- _Data excerpt_
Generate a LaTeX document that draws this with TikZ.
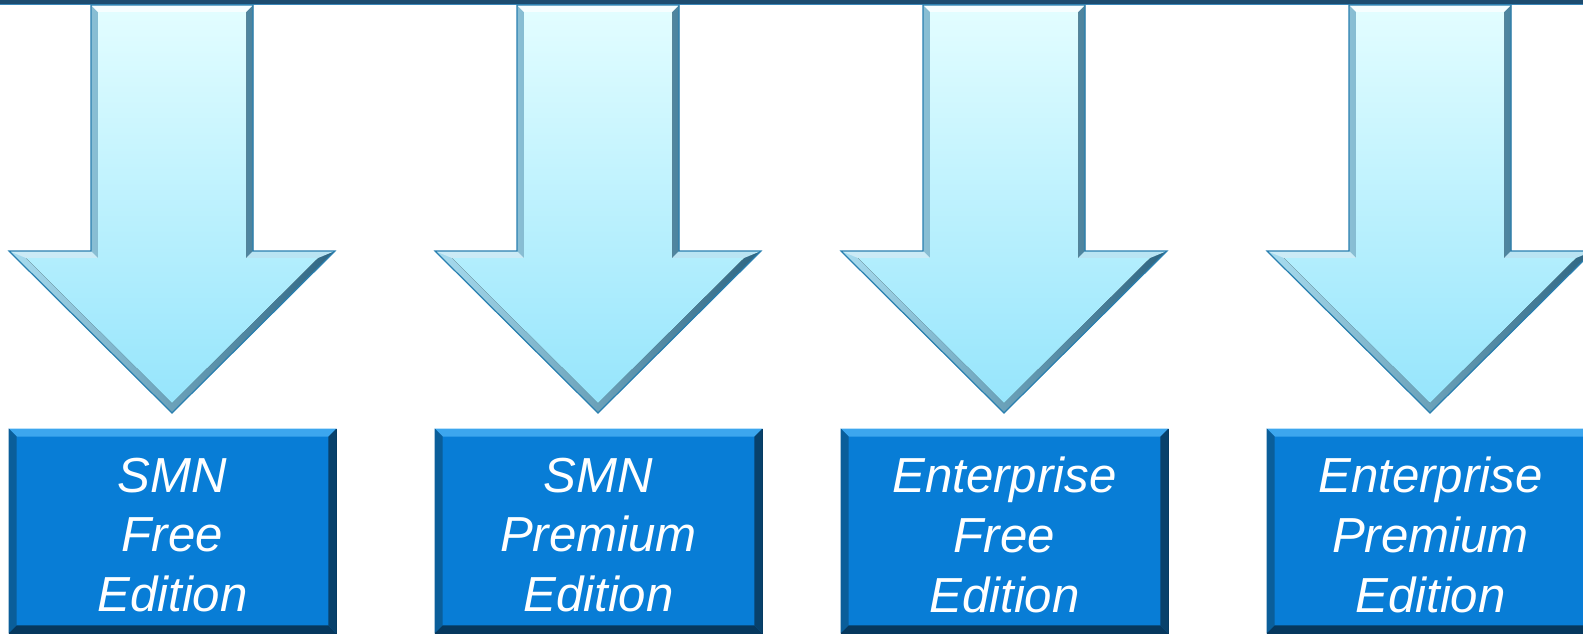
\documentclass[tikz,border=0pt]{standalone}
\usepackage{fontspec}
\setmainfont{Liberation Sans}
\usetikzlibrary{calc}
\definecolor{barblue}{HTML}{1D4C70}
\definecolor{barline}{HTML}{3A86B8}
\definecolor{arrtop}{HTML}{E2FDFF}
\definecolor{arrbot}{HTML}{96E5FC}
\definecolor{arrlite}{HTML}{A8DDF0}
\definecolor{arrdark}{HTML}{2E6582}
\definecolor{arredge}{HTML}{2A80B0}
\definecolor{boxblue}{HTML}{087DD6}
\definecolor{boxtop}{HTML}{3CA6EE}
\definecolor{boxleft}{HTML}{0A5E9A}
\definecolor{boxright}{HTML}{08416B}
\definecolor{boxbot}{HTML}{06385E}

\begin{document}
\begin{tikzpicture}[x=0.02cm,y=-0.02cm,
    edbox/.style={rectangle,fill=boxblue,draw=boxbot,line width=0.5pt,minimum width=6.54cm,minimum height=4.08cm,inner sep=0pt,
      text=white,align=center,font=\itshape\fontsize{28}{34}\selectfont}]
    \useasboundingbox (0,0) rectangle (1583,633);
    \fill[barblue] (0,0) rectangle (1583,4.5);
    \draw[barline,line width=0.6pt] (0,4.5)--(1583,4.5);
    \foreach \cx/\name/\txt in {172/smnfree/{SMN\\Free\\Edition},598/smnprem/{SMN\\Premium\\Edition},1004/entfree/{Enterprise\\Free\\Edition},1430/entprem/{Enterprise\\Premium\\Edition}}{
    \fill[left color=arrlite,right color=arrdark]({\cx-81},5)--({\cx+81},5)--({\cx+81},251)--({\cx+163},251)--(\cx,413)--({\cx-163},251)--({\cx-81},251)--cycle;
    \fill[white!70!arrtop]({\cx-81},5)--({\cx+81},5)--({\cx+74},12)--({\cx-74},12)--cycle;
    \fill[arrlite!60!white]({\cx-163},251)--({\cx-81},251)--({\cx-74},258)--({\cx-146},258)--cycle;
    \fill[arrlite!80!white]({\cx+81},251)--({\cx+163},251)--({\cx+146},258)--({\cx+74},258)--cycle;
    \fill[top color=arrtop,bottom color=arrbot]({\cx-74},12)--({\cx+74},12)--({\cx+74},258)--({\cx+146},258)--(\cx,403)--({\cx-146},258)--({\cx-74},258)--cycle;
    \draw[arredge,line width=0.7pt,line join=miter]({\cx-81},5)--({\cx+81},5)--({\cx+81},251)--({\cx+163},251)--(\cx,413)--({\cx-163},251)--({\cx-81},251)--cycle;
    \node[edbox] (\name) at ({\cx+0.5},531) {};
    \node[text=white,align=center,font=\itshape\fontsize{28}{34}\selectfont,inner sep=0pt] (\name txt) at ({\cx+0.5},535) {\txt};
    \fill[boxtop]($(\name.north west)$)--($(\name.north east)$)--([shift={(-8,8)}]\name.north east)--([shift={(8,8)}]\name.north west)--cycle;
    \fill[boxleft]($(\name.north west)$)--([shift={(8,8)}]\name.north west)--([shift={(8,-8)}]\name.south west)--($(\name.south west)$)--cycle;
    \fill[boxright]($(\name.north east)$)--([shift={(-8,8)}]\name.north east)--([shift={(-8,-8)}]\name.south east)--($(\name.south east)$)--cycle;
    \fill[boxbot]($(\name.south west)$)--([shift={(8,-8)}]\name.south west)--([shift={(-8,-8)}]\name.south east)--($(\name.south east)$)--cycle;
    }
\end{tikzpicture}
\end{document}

- _Exercise goal_
Write the listing above out again exactly, dropping each image.

- _Exercise result_
Generate a LaTeX document that draws this with TikZ.
\documentclass[tikz,border=0pt]{standalone}
\usepackage{fontspec}
\setmainfont{Liberation Sans}
\usetikzlibrary{calc}
\definecolor{barblue}{HTML}{1D4C70}
\definecolor{barline}{HTML}{3A86B8}
\definecolor{arrtop}{HTML}{E2FDFF}
\definecolor{arrbot}{HTML}{96E5FC}
\definecolor{arrlite}{HTML}{A8DDF0}
\definecolor{arrdark}{HTML}{2E6582}
\definecolor{arredge}{HTML}{2A80B0}
\definecolor{boxblue}{HTML}{087DD6}
\definecolor{boxtop}{HTML}{3CA6EE}
\definecolor{boxleft}{HTML}{0A5E9A}
\definecolor{boxright}{HTML}{08416B}
\definecolor{boxbot}{HTML}{06385E}

\begin{document}
\begin{tikzpicture}[x=0.02cm,y=-0.02cm,
    edbox/.style={rectangle,fill=boxblue,draw=boxbot,line width=0.5pt,minimum width=6.54cm,minimum height=4.08cm,inner sep=0pt,
      text=white,align=center,font=\itshape\fontsize{28}{34}\selectfont}]
    \useasboundingbox (0,0) rectangle (1583,633);
    \fill[barblue] (0,0) rectangle (1583,4.5);
    \draw[barline,line width=0.6pt] (0,4.5)--(1583,4.5);
    \foreach \cx/\name/\txt in {172/smnfree/{SMN\\Free\\Edition},598/smnprem/{SMN\\Premium\\Edition},1004/entfree/{Enterprise\\Free\\Edition},1430/entprem/{Enterprise\\Premium\\Edition}}{
    \fill[left color=arrlite,right color=arrdark]({\cx-81},5)--({\cx+81},5)--({\cx+81},251)--({\cx+163},251)--(\cx,413)--({\cx-163},251)--({\cx-81},251)--cycle;
    \fill[white!70!arrtop]({\cx-81},5)--({\cx+81},5)--({\cx+74},12)--({\cx-74},12)--cycle;
    \fill[arrlite!60!white]({\cx-163},251)--({\cx-81},251)--({\cx-74},258)--({\cx-146},258)--cycle;
    \fill[arrlite!80!white]({\cx+81},251)--({\cx+163},251)--({\cx+146},258)--({\cx+74},258)--cycle;
    \fill[top color=arrtop,bottom color=arrbot]({\cx-74},12)--({\cx+74},12)--({\cx+74},258)--({\cx+146},258)--(\cx,403)--({\cx-146},258)--({\cx-74},258)--cycle;
    \draw[arredge,line width=0.7pt,line join=miter]({\cx-81},5)--({\cx+81},5)--({\cx+81},251)--({\cx+163},251)--(\cx,413)--({\cx-163},251)--({\cx-81},251)--cycle;
    \node[edbox] (\name) at ({\cx+0.5},531) {};
    \node[text=white,align=center,font=\itshape\fontsize{28}{34}\selectfont,inner sep=0pt] (\name txt) at ({\cx+0.5},535) {\txt};
    \fill[boxtop]($(\name.north west)$)--($(\name.north east)$)--([shift={(-8,8)}]\name.north east)--([shift={(8,8)}]\name.north west)--cycle;
    \fill[boxleft]($(\name.north west)$)--([shift={(8,8)}]\name.north west)--([shift={(8,-8)}]\name.south west)--($(\name.south west)$)--cycle;
    \fill[boxright]($(\name.north east)$)--([shift={(-8,8)}]\name.north east)--([shift={(-8,-8)}]\name.south east)--($(\name.south east)$)--cycle;
    \fill[boxbot]($(\name.south west)$)--([shift={(8,-8)}]\name.south west)--([shift={(-8,-8)}]\name.south east)--($(\name.south east)$)--cycle;
    }
\end{tikzpicture}
\end{document}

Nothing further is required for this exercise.